Correctness: As far as I can tell the claims are correct, though I have not verified them.

Clarity: The paper is fairly written, though as discussed, many assumptions are made, and consequently further discussion of these assumptions would be beneficial.

Relation to Prior Work: The relation to prior work was discussed, however as discussed more comparison of proof techniques and discussion of other benchmarks for related problems would be beneficial. Further, more discussion of the analysis of related fixed point algorithms and results in RL would be helpful.

Reproducibility: Yes

Additional Feedback: * Line 10: I was a little confused by the last sentence, is this say that the convergence bound of the algorithm depends only logarithmically on the size of the state space? * Line 167: I believe the norm equivalence can be arbitrarily large, it just is finite for any two norms (i.e. it depends on more than a universal constant unless the constant in turn is allowed to depend on the norm). It would be beneficial to elaborate on this. * Line 210: the theorem depends on the alphas of the previous section and therefore referring to these would be beneficial.


Review 3

Summary and Contributions: The paper focused on the problem of stochastic approximation with non-smooth contraction mapping. The authors designed smooth Lyapunov function using the generalized Moreau Envelope to get finite-sample bounds. As an application, the authors proved that synchronous V-trace algorithm has finite-sample bounds. After feedback: Although I still think the proposed SA algorithm is not suitable for V-trace, the technique in SA is novel, especially using a smooth convex envelope to derive meaningful convergence rate. I believe this technique will inspire valuable ideas in designing SA algorithms. Also it is possible to derive sample complexity bound for other RL algorithms by this SA analysis. So I increase my rating from weak reject to weak accept.

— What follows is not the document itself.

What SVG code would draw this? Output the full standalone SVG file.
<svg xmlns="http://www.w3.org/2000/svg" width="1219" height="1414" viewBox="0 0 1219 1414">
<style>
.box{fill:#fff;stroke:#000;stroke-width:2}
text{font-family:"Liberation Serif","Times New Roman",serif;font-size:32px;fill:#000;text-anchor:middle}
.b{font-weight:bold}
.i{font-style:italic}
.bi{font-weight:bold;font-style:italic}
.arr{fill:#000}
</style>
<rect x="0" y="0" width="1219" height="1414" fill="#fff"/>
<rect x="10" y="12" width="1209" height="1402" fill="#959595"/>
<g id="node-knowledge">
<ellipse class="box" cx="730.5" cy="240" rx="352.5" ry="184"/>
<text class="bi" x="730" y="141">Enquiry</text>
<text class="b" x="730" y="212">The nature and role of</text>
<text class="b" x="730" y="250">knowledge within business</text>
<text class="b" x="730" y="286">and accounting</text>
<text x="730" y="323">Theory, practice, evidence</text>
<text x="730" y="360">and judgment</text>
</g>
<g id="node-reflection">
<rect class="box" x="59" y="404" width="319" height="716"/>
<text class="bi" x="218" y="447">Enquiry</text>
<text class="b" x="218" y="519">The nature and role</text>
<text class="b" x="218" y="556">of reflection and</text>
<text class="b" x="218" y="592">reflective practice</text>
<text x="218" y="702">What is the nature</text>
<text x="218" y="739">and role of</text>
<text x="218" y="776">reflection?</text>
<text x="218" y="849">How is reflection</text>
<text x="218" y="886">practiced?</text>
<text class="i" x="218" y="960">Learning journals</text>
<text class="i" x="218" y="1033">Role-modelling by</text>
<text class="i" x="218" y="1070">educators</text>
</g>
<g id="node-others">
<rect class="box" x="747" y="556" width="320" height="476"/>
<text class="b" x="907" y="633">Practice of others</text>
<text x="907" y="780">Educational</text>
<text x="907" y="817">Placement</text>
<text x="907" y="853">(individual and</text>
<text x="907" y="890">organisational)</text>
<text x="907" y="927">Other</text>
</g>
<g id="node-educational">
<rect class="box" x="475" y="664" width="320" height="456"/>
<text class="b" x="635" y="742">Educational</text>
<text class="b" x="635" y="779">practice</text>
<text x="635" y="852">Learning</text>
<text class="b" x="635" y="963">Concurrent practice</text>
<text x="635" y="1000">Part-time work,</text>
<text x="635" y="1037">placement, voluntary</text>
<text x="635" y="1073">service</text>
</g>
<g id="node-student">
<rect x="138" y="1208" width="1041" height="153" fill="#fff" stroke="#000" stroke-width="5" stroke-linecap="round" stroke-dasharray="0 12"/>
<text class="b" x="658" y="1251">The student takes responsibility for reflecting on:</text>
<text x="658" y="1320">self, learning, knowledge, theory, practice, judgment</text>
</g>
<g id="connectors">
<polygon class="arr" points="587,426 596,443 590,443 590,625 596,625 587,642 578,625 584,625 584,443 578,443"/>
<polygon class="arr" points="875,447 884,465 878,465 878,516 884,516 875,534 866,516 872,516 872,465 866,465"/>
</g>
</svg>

Strengths: 1. The author constructed smooth relaxation for the original non-smooth Lyapunov function using Generalized Moreau Envelope. Based on this, they derived single-step contractive inequality for the relaxed Lyapunov function and obtained meaningful convergence rate. Besides, they provided a detailed analysis for the convergence rate with different stepsizes. In particular, their bounds have logarithmic dependence on the dimension. It is also notable that the noise in their setting could scale linearly as X.

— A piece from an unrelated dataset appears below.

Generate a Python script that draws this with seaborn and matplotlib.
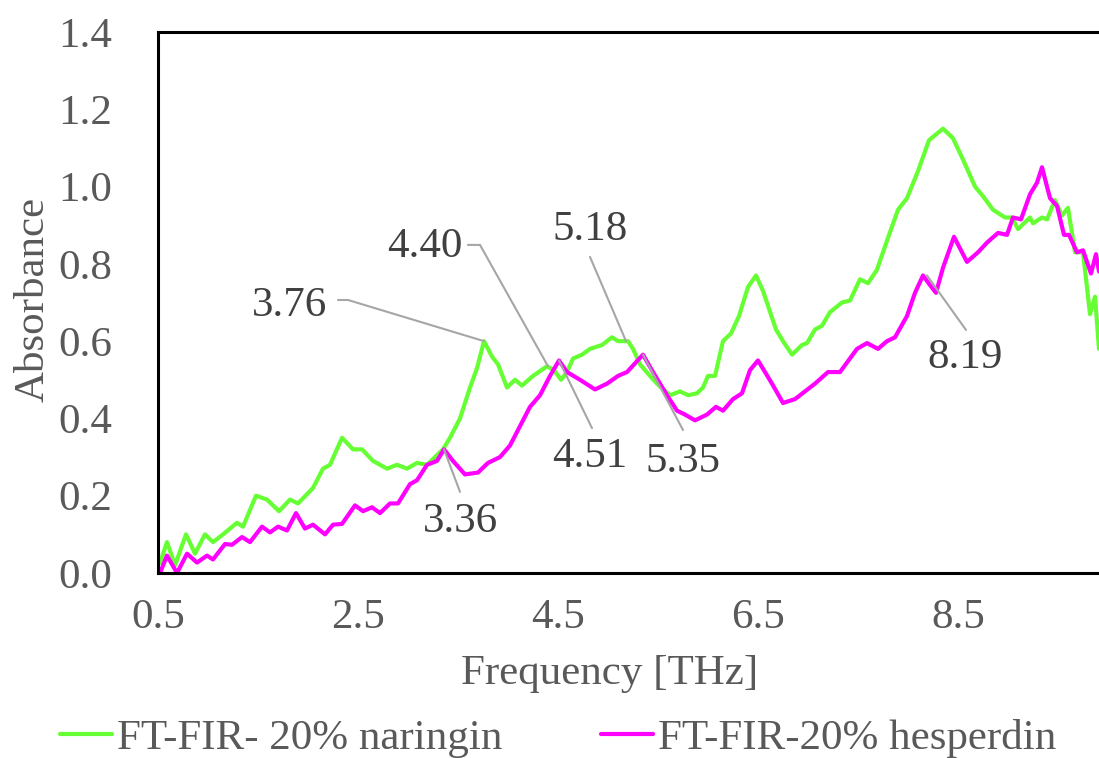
import numpy as np
import pandas as pd
import matplotlib
matplotlib.use("Agg")
import matplotlib.pyplot as plt
from matplotlib.ticker import FormatStrFormatter
from matplotlib.lines import Line2D
import seaborn as sns

# ---- data ----
nar_freq = [0.52, 0.59, 0.67, 0.78, 0.87, 0.97, 1.05, 1.15, 1.29, 1.35, 1.48, 1.59, 1.71, 1.82, 1.90,
            2.05, 2.15, 2.22, 2.34, 2.45, 2.54, 2.65, 2.79, 2.89, 2.99, 3.09, 3.19, 3.35, 3.42, 3.52,
            3.62, 3.69, 3.76, 3.84, 3.90, 3.99, 4.07, 4.14, 4.25, 4.39, 4.46, 4.53, 4.59, 4.65, 4.74,
            4.82, 4.94, 5.04, 5.10, 5.20, 5.25, 5.32, 5.42, 5.49, 5.62, 5.72, 5.80, 5.89, 5.95, 6.00,
            6.07, 6.15, 6.23, 6.31, 6.40, 6.48, 6.55, 6.68, 6.75, 6.84, 6.94, 6.99, 7.07, 7.14, 7.22,
            7.34, 7.42, 7.52, 7.60, 7.69, 7.79, 7.90, 7.99, 8.10, 8.21, 8.35, 8.45, 8.55, 8.67, 8.75,
            8.85, 8.97, 9.04, 9.10, 9.22, 9.25, 9.34, 9.39, 9.47, 9.54, 9.60, 9.67, 9.75, 9.82, 9.87,
            9.91]
nar_abs = [0.026, 0.08, 0.02, 0.10, 0.05, 0.10, 0.08, 0.10, 0.13, 0.12, 0.20, 0.19, 0.16, 0.19, 0.18,
           0.22, 0.27, 0.28, 0.35, 0.32, 0.32, 0.29, 0.27, 0.28, 0.27, 0.285, 0.28, 0.32, 0.35, 0.40,
           0.48, 0.53, 0.60, 0.56, 0.54, 0.48, 0.50, 0.485, 0.51, 0.535, 0.525, 0.50, 0.52, 0.555, 0.565,
           0.58, 0.59, 0.61, 0.60, 0.60, 0.58, 0.54, 0.51, 0.49, 0.46, 0.47, 0.46, 0.465, 0.48, 0.51,
           0.51, 0.60, 0.62, 0.665, 0.74, 0.77, 0.73, 0.63, 0.60, 0.565, 0.59, 0.595, 0.63, 0.64, 0.675,
           0.70, 0.705, 0.76, 0.75, 0.785, 0.86, 0.94, 0.97, 1.04, 1.12, 1.15, 1.125, 1.07, 1.00, 0.975,
           0.94, 0.92, 0.92, 0.89, 0.92, 0.905, 0.92, 0.915, 0.965, 0.925, 0.945, 0.83, 0.83, 0.67, 0.715,
           0.58]

hes_freq = [0.52, 0.59, 0.69, 0.79, 0.89, 0.99, 1.05, 1.17, 1.24, 1.34, 1.42, 1.54, 1.62, 1.70, 1.79,
            1.88, 1.97, 2.05, 2.17, 2.25, 2.34, 2.47, 2.55, 2.64, 2.72, 2.82, 2.90, 3.02, 3.09, 3.19,
            3.29, 3.36, 3.45, 3.57, 3.70, 3.80, 3.92, 4.02, 4.10, 4.22, 4.32, 4.42, 4.51, 4.59, 4.72,
            4.87, 4.99, 5.10, 5.19, 5.35, 5.45, 5.59, 5.69, 5.77, 5.87, 5.99, 6.08, 6.15, 6.25, 6.34,
            6.42, 6.50, 6.64, 6.75, 6.87, 6.97, 7.07, 7.20, 7.32, 7.49, 7.59, 7.70, 7.79, 7.87, 7.99,
            8.07, 8.15, 8.22, 8.28, 8.35, 8.46, 8.59, 8.70, 8.79, 8.90, 8.99, 9.05, 9.13, 9.22, 9.29,
            9.34, 9.42, 9.49, 9.56, 9.61, 9.69, 9.75, 9.83, 9.88, 9.91]
hes_abs = [0.0, 0.045, 0.0, 0.05, 0.027, 0.045, 0.035, 0.075, 0.073, 0.093, 0.08, 0.12, 0.105, 0.12, 0.11,
           0.155, 0.115, 0.125, 0.10, 0.125, 0.127, 0.175, 0.16, 0.17, 0.155, 0.18, 0.18, 0.23, 0.24, 0.28,
           0.29, 0.32, 0.29, 0.255, 0.26, 0.285, 0.30, 0.33, 0.37, 0.43, 0.46, 0.51, 0.55, 0.52, 0.50,
           0.475, 0.49, 0.51, 0.52, 0.565, 0.52, 0.46, 0.42, 0.41, 0.395, 0.41, 0.43, 0.42, 0.45, 0.465,
           0.525, 0.55, 0.49, 0.44, 0.45, 0.47, 0.49, 0.52, 0.52, 0.58, 0.595, 0.58, 0.60, 0.61, 0.665,
           0.725, 0.77, 0.745, 0.725, 0.79, 0.87, 0.805, 0.83, 0.855, 0.88, 0.875, 0.92, 0.915, 0.98, 1.01,
           1.05, 0.97, 0.95, 0.875, 0.875, 0.83, 0.835, 0.775, 0.825, 0.78]

series_names = ["FT-FIR- 20% naringin", "FT-FIR-20% hesperdin"]
series_colors = ["#66ff33", "#ff00ff"]

x_ticks = [0.5, 2.5, 4.5, 6.5, 8.5]
y_ticks = [0.0, 0.2, 0.4, 0.6, 0.8, 1.0, 1.2, 1.4]

# peak annotations: label, peak x, peak y
peak_labels = ["3.76", "4.40", "5.18", "4.51", "5.35", "3.36", "8.19"]
peak_x = [3.76, 4.40, 5.18, 4.51, 5.35, 3.36, 8.19]
peak_y = [0.60, 0.535, 0.60, 0.55, 0.565, 0.32, 0.77]

# ---- layout of the annotations (text position, leader start, optional elbow) ----
text_pos = [(1.82, 0.691), (3.17, 0.844), (4.82, 0.888), (4.82, 0.300), (5.75, 0.287), (3.52, 0.132), (8.57, 0.556)]
lead_start = [(2.30, 0.7065), (3.60, 0.849), (4.82, 0.818), (4.84, 0.375), (5.75, 0.37), (3.52, 0.21), (8.58, 0.629)]
lead_elbow = [(2.40, 0.7065), (3.72, 0.849), None, None, None, None, None]

df = pd.concat([
    pd.DataFrame({"Frequency": nar_freq, "Absorbance": nar_abs, "series": series_names[0]}),
    pd.DataFrame({"Frequency": hes_freq, "Absorbance": hes_abs, "series": series_names[1]}),
], ignore_index=True)

sns.set_theme(style="white")
plt.rcParams["font.family"] = ["Liberation Serif", "DejaVu Serif"]

FS = 31
text_gray = "#595959"
fig = plt.figure(figsize=(10.99, 7.58), dpi=100)
ax = fig.add_axes([158 / 1099, 1 - 573 / 758, 1 - 158 / 1099, (573 - 32) / 758])

sns.lineplot(data=df, x="Frequency", y="Absorbance", hue="series",
             palette=dict(zip(series_names, series_colors)), linewidth=3.0,
             sort=False, estimator=None, ax=ax, legend=False)
for ln in ax.lines:
    ln.set_solid_joinstyle("round")
    ln.set_solid_capstyle("round")

ax.set_xlim(0.5, 9.91)
ax.set_ylim(0, 1.4)
ax.set_xticks(x_ticks)
ax.set_yticks(y_ticks)
ax.xaxis.set_major_formatter(FormatStrFormatter("%.1f"))
ax.yaxis.set_major_formatter(FormatStrFormatter("%.1f"))

for side in ["left", "bottom", "top"]:
    ax.spines[side].set_visible(True)
    ax.spines[side].set_color("black")
    ax.spines[side].set_linewidth(2.2)
ax.spines["right"].set_visible(False)

ax.tick_params(axis="x", direction="inout", length=16, width=1.8, color="black",
               labelsize=FS, labelcolor=text_gray, pad=10)
ax.tick_params(axis="y", direction="inout", length=16, width=1.8, color="black",
               labelsize=FS, labelcolor=text_gray, pad=25)

ax.set_xlabel("Frequency [THz]", fontsize=FS, color=text_gray)
ax.set_ylabel("Absorbance", fontsize=FS, color=text_gray)
ax.xaxis.set_label_coords(0.48, -0.15)
ax.yaxis.set_label_coords(-0.112, 0.505)

lead_color = "#a6a6a6"
for lab, px, py, tp, ls, le in zip(peak_labels, peak_x, peak_y, text_pos, lead_start, lead_elbow):
    ax.text(tp[0], tp[1], lab, fontsize=FS, color="#404040", ha="center", va="center")
    if le is not None:
        ax.annotate("", xy=le, xytext=ls,
                    arrowprops=dict(arrowstyle="-", color=lead_color, lw=1.5, shrinkA=0, shrinkB=0))
        start = le
    else:
        start = ls
    ax.annotate("", xy=(px, py), xytext=start,
                arrowprops=dict(arrowstyle="-", color=lead_color, lw=1.5, shrinkA=0, shrinkB=0))

handles = [Line2D([0], [0], color=c, lw=3.0) for c in series_colors]
leg = fig.legend(handles, series_names, loc="center", bbox_to_anchor=(0.508, 1 - 738 / 758),
                 ncol=2, frameon=False, fontsize=FS, handlelength=1.2, handletextpad=0.12,
                 columnspacing=2.3, borderaxespad=0)
for t in leg.get_texts():
    t.set_color(text_gray)

fig.savefig("out.png", dpi=100)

Weaknesses: 1. In general, one can hardly play synchronous V-trace algorithm because the state distribution of the off-policy data can be really bad. It is also not proper to claim that the sample bounds is logarithmic in S because in each round the proposed algorithm needs at least S trajectories. 2. As far as I understand, in IMPALA, one needs to compute V_{\pi_{\bar{\rho}}} to approximate V_{\pi}. To reduce the approximation error, one should set \bar{\rho} sufficiently large. However, the sample bound in Theorem 3.1 depends on \bar{\rho} polynomially. So one can hardly say that the approximation is efficient. So I think the result about V-trace is not significant.

Correctness: Yes.

Clarity: Overall, the paper is well written and the proof is easy to follow.

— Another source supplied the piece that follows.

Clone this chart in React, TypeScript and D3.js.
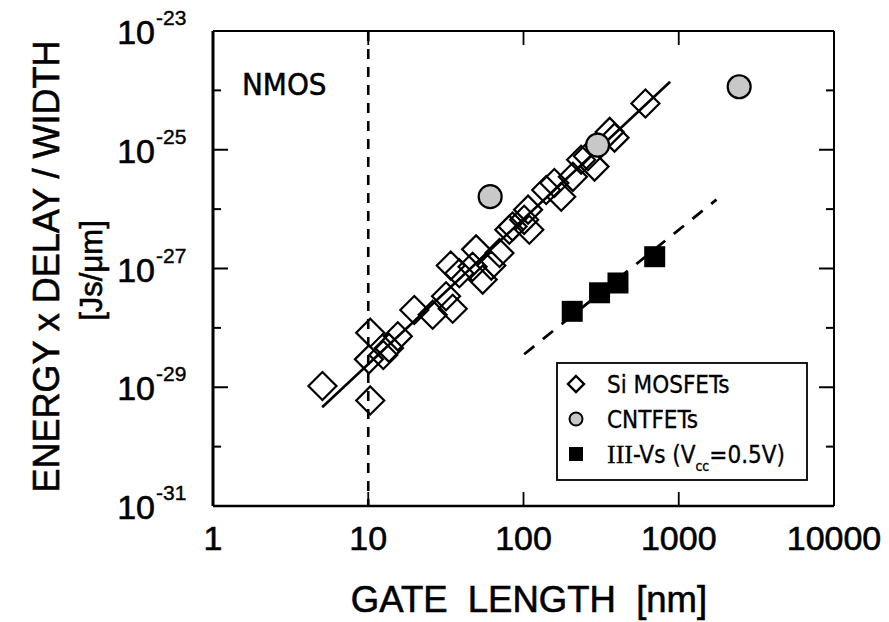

Relation to Prior Work: Yes. This work considered non-smooth contraction function (e.g. L_{infty} norm) for stochastic approximation, while previous work mainly focused on the smooth ones.

Reproducibility: Yes

Additional Feedback: 1. As mentioned above, I think V-trace might not be a good application case for the proposed algorithm. That said, I hope you can provide the sample bounds for the gap between V_k and V_{\pi}. 2. In line 356-363, you mentioned how to choose \bar{c}. In general, if T is large, more samples (not trajectories) are needed. So could you provide analysis about how to minimize the number of samples?